Parties on the other side of the debate, however, such as the EFF, see the state of play for the AG’s CCPA rulemaking process quite differently. From their point of view, every step forward for the ad industry is a step backward for consumer privacy.

In its comments to the AG, the EFF laments that the modified regs “make a number of changes to the original draft that are business-friendly at consumers’ expense.”

In the original draft, for example, businesses that collect consumer data online would be required to treat user-enabled privacy controls, such as browser plugins or other privacy settings, as an opt-out. The second draft added language that a Do Not Track control cannot be used to opt out of data sales.
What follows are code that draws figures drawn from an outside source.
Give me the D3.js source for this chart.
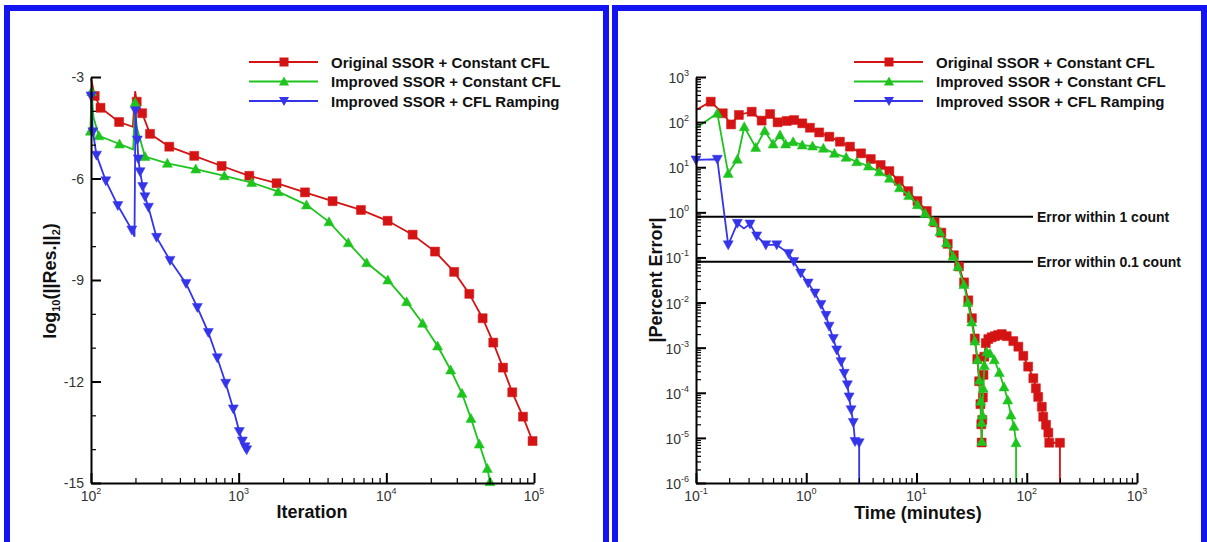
<!DOCTYPE html>
<html>
<head>
<meta charset="utf-8">
<script src="https://cdn.jsdelivr.net/npm/d3@7"></script>
<style>
  body { margin: 0; background: #fff; }
  svg { display: block; font-family: "Liberation Sans", Arial, Helvetica, sans-serif; }
</style>
</head>
<body>
<svg id="fig" width="1207" height="542"></svg>
<script>
// ---------- data ----------
const seriesNames = [
  "Original SSOR + Constant CFL",
  "Improved SSOR + Constant CFL",
  "Improved SSOR + CFL Ramping"
];
const seriesColors = ["#d41414", "#1ec41e", "#3434ea"];
const seriesMarkers = ["square", "triangle", "triangleDown"];

// Residual history: [iteration, log10 residual] (third entry 0 = no symbol)
const residualOriginal = [[100,-3.04,0],[106,-3.56],[116,-3.91],[155,-4.33],[192,-4.47,0],[199,-3.42,0],[204,-3.73],[222,-4.07],[251,-4.68],[339,-5.06],[500,-5.33],[767,-5.63],[1180,-5.92],[1806,-6.14],[2812,-6.41],[4326,-6.67],[6730,-6.93],[10200,-7.25],[15070,-7.66],[21370,-8.16],[28800,-8.76],[36470,-9.41],[44900,-10.13],[52980,-10.85],[61640,-11.59],[71240,-12.32],[84200,-13.04],[97800,-13.76]];
const residualImproved = [[99,-4.6],[101,-3.43],[104,-4.2,0],[113,-4.74],[156,-4.98],[193,-5.14,0],[199,-3.75],[203,-4.45,0],[232,-5.35],[329,-5.55],[512,-5.72],[800,-5.92],[1225,-6.12],[1853,-6.39],[2880,-6.78],[4090,-7.28],[5530,-7.9],[7360,-8.49],[10230,-9.0],[13720,-9.64],[17600,-10.28],[22250,-10.95],[27270,-11.66],[32530,-12.35],[37410,-13.09],[42620,-13.85],[48320,-14.57],[50350,-14.96]];
const residualRamping = [[100,-3.56],[103,-4.62],[109,-5.31],[126,-6.07],[152,-6.8],[189,-7.52],[197,-7.72,0],[200,-4.0],[206,-4.86],[209,-5.42],[215,-5.8],[224,-6.24],[232,-6.54],[245,-6.85],[278,-7.74],[343,-8.42],[440,-9.1],[525,-9.81],[623,-10.55],[716,-11.3],[817,-12.05],[920,-12.81],[1010,-13.48],[1059,-13.76],[1104,-13.93],[1133,-14.02]];

// Percent error history: [time in minutes, |percent error|] (1e-9 = error reached zero)
const errorOriginal = [[0.1,185,0],[0.136,284],[0.175,157],[0.208,89],[0.245,144],[0.32,170],[0.394,108],[0.47,151],[0.55,99],[0.665,106],[0.775,111],[0.92,94],[1.08,75],[1.31,59],[1.62,47.5],[2.02,36.8],[2.49,28.6],[3.14,20.3],[3.85,15.2],[4.73,11.2],[5.67,8.2],[6.9,5.0],[8.4,2.95],[10.2,1.78],[12.4,1.07],[14.6,0.6],[16.8,0.355],[19.2,0.2],[21.8,0.112],[24.3,0.063],[27,0.028],[29.5,0.0112],[31.8,0.0045],[33.8,0.0016],[35.6,5.6e-4],[37,1.8e-4],[38,5.6e-5],[38.7,2e-5],[39,7.9e-6],[39.5,2.5e-5],[40,7.9e-5],[40.5,2.5e-4],[41.2,6.3e-4],[42.5,1.26e-3],[44.8,1.55e-3],[48,1.7e-3],[51.5,1.8e-3],[55,1.9e-3],[59.3,2.0e-3],[65.8,1.8e-3],[75.5,1.4e-3],[83.9,1.05e-3],[93.1,6.6e-4],[103,3.8e-4],[114.7,2.1e-4],[121,1.26e-4],[127,8.1e-5],[137,4.9e-5],[141,2.95e-5],[149.6,1.95e-5],[157,1.3e-5],[160,7.8e-6],[200,7.8e-6],[200,1e-9,0]];
const errorImproved = [[0.1,73,0],[0.156,157],[0.196,7.3],[0.237,15],[0.274,79],[0.348,27.5],[0.42,64.6],[0.5,32.7],[0.578,51.8],[0.65,32.7],[0.76,36.8],[0.92,31],[1.14,29.5],[1.43,26.3],[1.8,20.3],[2.3,16.6],[2.87,13.2],[3.66,10.6],[4.6,7.9],[5.68,5.7],[7.0,3.5],[8.5,2.35],[10.2,1.48],[12.0,0.95],[14.1,0.63],[16.3,0.37],[18.7,0.21],[21.5,0.107],[23.8,0.063],[26.9,0.025],[29.2,0.01],[31.7,0.0037],[33.8,0.0014],[35.8,5.4e-4],[37.2,1.9e-4],[38.2,6.5e-5],[38.8,2.2e-5],[39.1,8.3e-6],[39.6,3.2e-5],[40.3,1.26e-4],[41.3,4e-4],[43.3,8.1e-4],[46.5,7.4e-4],[50.8,5.4e-4],[56.4,2.8e-4],[62.2,1.35e-4],[67.2,6.9e-5],[72,3.2e-5],[76.6,1.8e-5],[80,7.8e-6],[80,1e-9,0]];
const errorRamping = [[0.1,14.5],[0.156,15],[0.196,0.19],[0.237,0.57],[0.272,0.44,0],[0.309,0.55],[0.355,0.3],[0.43,0.19],[0.54,0.19],[0.69,0.123],[0.77,0.081],[0.89,0.045],[1.04,0.027],[1.2,0.0162],[1.36,0.0091],[1.51,0.0052],[1.61,0.003],[1.76,0.0016],[1.89,8.9e-4],[2.07,4.9e-4],[2.21,2.7e-4],[2.36,1.5e-4],[2.45,8.1e-5],[2.55,4.2e-5],[2.67,2.2e-5],[2.77,8.3e-6],[3.02,7.8e-6],[3.02,1e-9,0]];

// Reference error levels
const errorLevels = [0.8, 0.08];
const errorLevelLabels = ["Error within 1 count", "Error within 0.1 count"];

// Tick values
const iterMajor = [1e2, 1e3, 1e4, 1e5];
const iterMajorExp = ["2", "3", "4", "5"];
const resMajor = [-3, -6, -9, -12, -15];
const resMajorLabels = ["-3", "-6", "-9", "-12", "-15"];
const timeMajor = [1e-1, 1e0, 1e1, 1e2, 1e3];
const timeMajorExp = ["-1", "0", "1", "2", "3"];
const errMajor = [1e3, 1e2, 1e1, 1e0, 1e-1, 1e-2, 1e-3, 1e-4, 1e-5, 1e-6];
const errMajorExp = ["3", "2", "1", "0", "-1", "-2", "-3", "-4", "-5", "-6"];

// ---------- drawing ----------
const svg = d3.select("#fig");
const FRAME = "#1414f2";

// panel frames
[[7, 8, 599, 560], [615, 8, 589, 560]].forEach(([x, y, w, h]) => {
  svg.append("rect").attr("x", x).attr("y", y).attr("width", w).attr("height", h)
    .attr("fill", "#fff").attr("stroke", FRAME).attr("stroke-width", 6);
});

function logMinors(lo, hi) {
  const out = [];
  for (let e = Math.round(Math.log10(lo)); e < Math.round(Math.log10(hi)); e++) {
    for (let k = 2; k <= 9; k++) out.push(k * Math.pow(10, e));
  }
  return out;
}

function markerPath(kind) {
  if (kind === "square") return "M-4.5,-4.5H4.5V4.5H-4.5Z";
  if (kind === "triangle") return "M0,-5L5,4L-5,4Z";
  return "M0,5L5,-4L-5,-4Z";
}

function styleAxis(sel, w) {
  sel.selectAll("path.domain").attr("stroke", "#000").attr("stroke-width", 2);
  sel.selectAll(".tick line").attr("stroke", "#000").attr("stroke-width", w);
  sel.selectAll(".tick text").remove();
}

function powerLabel(g, x, y, exp, anchor) {
  const t = g.append("text").attr("x", x).attr("y", y).attr("text-anchor", anchor)
    .attr("font-size", 14).attr("fill", "#333");
  t.append("tspan").text("10");
  t.append("tspan").attr("dy", -7).attr("font-size", 9).text(exp);
  return t;
}

function drawPanel(p) {
  const g = svg.append("g");
  const [x0, x1] = p.x.range();
  const [yb, yt] = p.y.range();

  svg.append("clipPath").attr("id", p.id).append("rect")
    .attr("x", x0 - 4).attr("y", yt - 4).attr("width", x1 - x0 + 8).attr("height", yb - yt + 4);

  // reference error lines
  if (p.levels) {
    p.levels.forEach((v, i) => {
      g.append("line").attr("x1", x0).attr("x2", p.levelEnd)
        .attr("y1", p.y(v)).attr("y2", p.y(v))
        .attr("stroke", "#000").attr("stroke-width", 2);
      g.append("text").attr("x", p.levelEnd + 4).attr("y", p.y(v) + 5)
        .attr("font-size", 14).attr("font-weight", "bold").attr("fill", "#111")
        .text(p.levelLabels[i]);
    });
  }

  // series lines and symbols
  const line = d3.line().x(d => p.x(d[0])).y(d => p.y(d[1]));
  p.series.forEach((s, i) => {
    g.append("path").datum(s).attr("d", line).attr("fill", "none")
      .attr("stroke", seriesColors[i]).attr("stroke-width", 1.8)
      .attr("clip-path", `url(#${p.id})`);
    g.selectAll(null).data(s.filter(d => d.length < 3)).join("path")
      .attr("d", markerPath(seriesMarkers[i]))
      .attr("transform", d => `translate(${p.x(d[0])},${p.y(d[1])})`)
      .attr("fill", seriesColors[i]).attr("stroke", seriesColors[i]).attr("stroke-width", 0.5);
  });

  // axes: major and minor ticks point inward
  const xa = g.append("g").attr("transform", `translate(0,${yb})`)
    .call(d3.axisBottom(p.x).tickValues(p.xMajor).tickSize(-10).tickSizeOuter(0));
  styleAxis(xa, 2);
  const xm = g.append("g").attr("transform", `translate(0,${yb})`)
    .call(d3.axisBottom(p.x).tickValues(p.xMinor).tickSize(-5).tickSizeOuter(0));
  styleAxis(xm, 1.2); xm.select("path.domain").remove();

  const ya = g.append("g").attr("transform", `translate(${x0},0)`)
    .call(d3.axisLeft(p.y).tickValues(p.yMajor).tickSize(-10).tickSizeOuter(0));
  styleAxis(ya, 2);
  const ym = g.append("g").attr("transform", `translate(${x0},0)`)
    .call(d3.axisLeft(p.y).tickValues(p.yMinor).tickSize(-5).tickSizeOuter(0));
  styleAxis(ym, 1.2); ym.select("path.domain").remove();

  // tick labels
  p.xMajor.forEach((v, i) => powerLabel(g, p.x(v), yb + 18, p.xExp[i], "middle"));
  p.yMajor.forEach((v, i) => {
    if (p.yExp) powerLabel(g, x0 - 7, p.y(v) + 6, p.yExp[i], "end");
    else g.append("text").attr("x", x0 - 7).attr("y", p.y(v) + 5).attr("text-anchor", "end")
      .attr("font-size", 14).attr("fill", "#333").text(p.yLabels[i]);
  });

  // axis titles
  g.append("text").attr("x", p.xTitlePos[0]).attr("y", p.xTitlePos[1])
    .attr("text-anchor", "middle").attr("font-size", 18).attr("font-weight", "bold")
    .attr("fill", "#111").text(p.xTitle);
  const yt_ = g.append("text")
    .attr("transform", `translate(${p.yTitlePos[0]},${p.yTitlePos[1]}) rotate(-90)`)
    .attr("text-anchor", "middle").attr("font-size", 18).attr("font-weight", "bold").attr("fill", "#111");
  p.yTitle(yt_);

  // legend
  const lg = g.append("g");
  seriesNames.forEach((name, i) => {
    const ly = p.legend.y + i * 19.5;
    lg.append("line").attr("x1", p.legend.x).attr("x2", p.legend.x + 69)
      .attr("y1", ly).attr("y2", ly).attr("stroke", seriesColors[i]).attr("stroke-width", 2);
    lg.append("path").attr("d", markerPath(seriesMarkers[i]))
      .attr("transform", `translate(${p.legend.x + 35},${ly})`).attr("fill", seriesColors[i]);
    lg.append("text").attr("x", p.legend.x + 82).attr("y", ly + 5.5)
      .attr("font-size", 15).attr("font-weight", "bold").attr("fill", "#111").text(name);
  });
}

const resMinor = d3.range(-15, -2).filter(v => v % 3 !== 0);

drawPanel({
  id: "clip-res",
  x: d3.scaleLog().domain([1e2, 1e5]).range([91, 534]),
  y: d3.scaleLinear().domain([-15, -3]).range([483, 77]),
  series: [residualOriginal, residualImproved, residualRamping],
  xMajor: iterMajor, xExp: iterMajorExp, xMinor: logMinors(1e2, 1e5),
  yMajor: resMajor, yLabels: resMajorLabels, yMinor: resMinor,
  xTitle: "Iteration", xTitlePos: [312, 518],
  yTitlePos: [56, 281],
  yTitle: t => {
    t.append("tspan").text("log");
    t.append("tspan").attr("font-size", 11).attr("dy", 4).text("10");
    t.append("tspan").attr("dy", -4).text("(||Res.||");
    t.append("tspan").attr("font-size", 11).attr("dy", 4).text("2");
    t.append("tspan").attr("dy", -4).text(")");
  },
  legend: { x: 249, y: 62 }
});

drawPanel({
  id: "clip-err",
  x: d3.scaleLog().domain([1e-1, 1e3]).range([696, 1137]),
  y: d3.scaleLog().domain([1e-6, 1e3]).range([483, 77]),
  series: [errorOriginal, errorImproved, errorRamping],
  xMajor: timeMajor, xExp: timeMajorExp, xMinor: logMinors(1e-1, 1e3),
  yMajor: errMajor, yExp: errMajorExp, yMinor: logMinors(1e-6, 1e3),
  levels: errorLevels, levelLabels: errorLevelLabels, levelEnd: 1033,
  xTitle: "Time (minutes)", xTitlePos: [918, 519],
  yTitlePos: [662, 280],
  yTitle: t => t.text("|Percent Error|"),
  legend: { x: 854, y: 62 }
});
</script>
</body>
</html>
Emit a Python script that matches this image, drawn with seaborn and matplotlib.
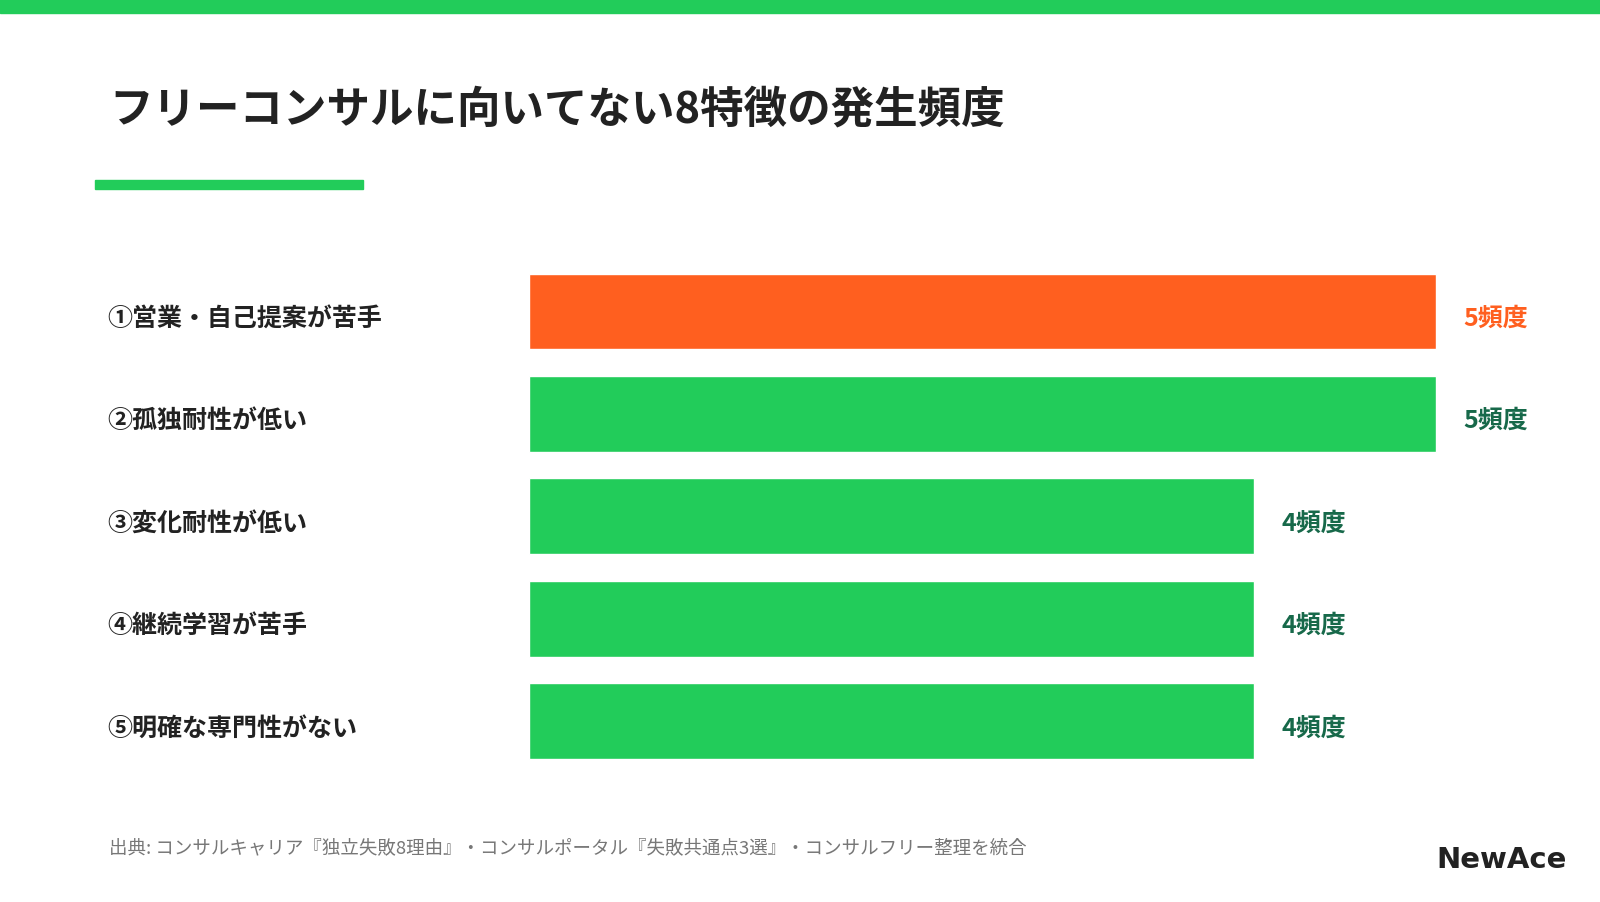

“A business that cannot collect a person’s information cannot sell that information,” the EFF wrote in its comments. “The greater (do not collect) includes the lesser (do not sell), so businesses should treat ‘do not track’ headers as requests to opt out of a sale covered by CCPA.”

The EFF is also disconcerted that the second draft reduces the types of information covered under the law. IP addresses, for instance, are carved out of the personal data category as long as they can’t reasonably be linked to an individual or household.

Now that the gauntlets are down (again), it’s up to the California attorney general’s office to sort through the comments and come up with a plan that pacifies vastly different stakeholders while also hewing to the principles of the law. Good luck. We await your third draft.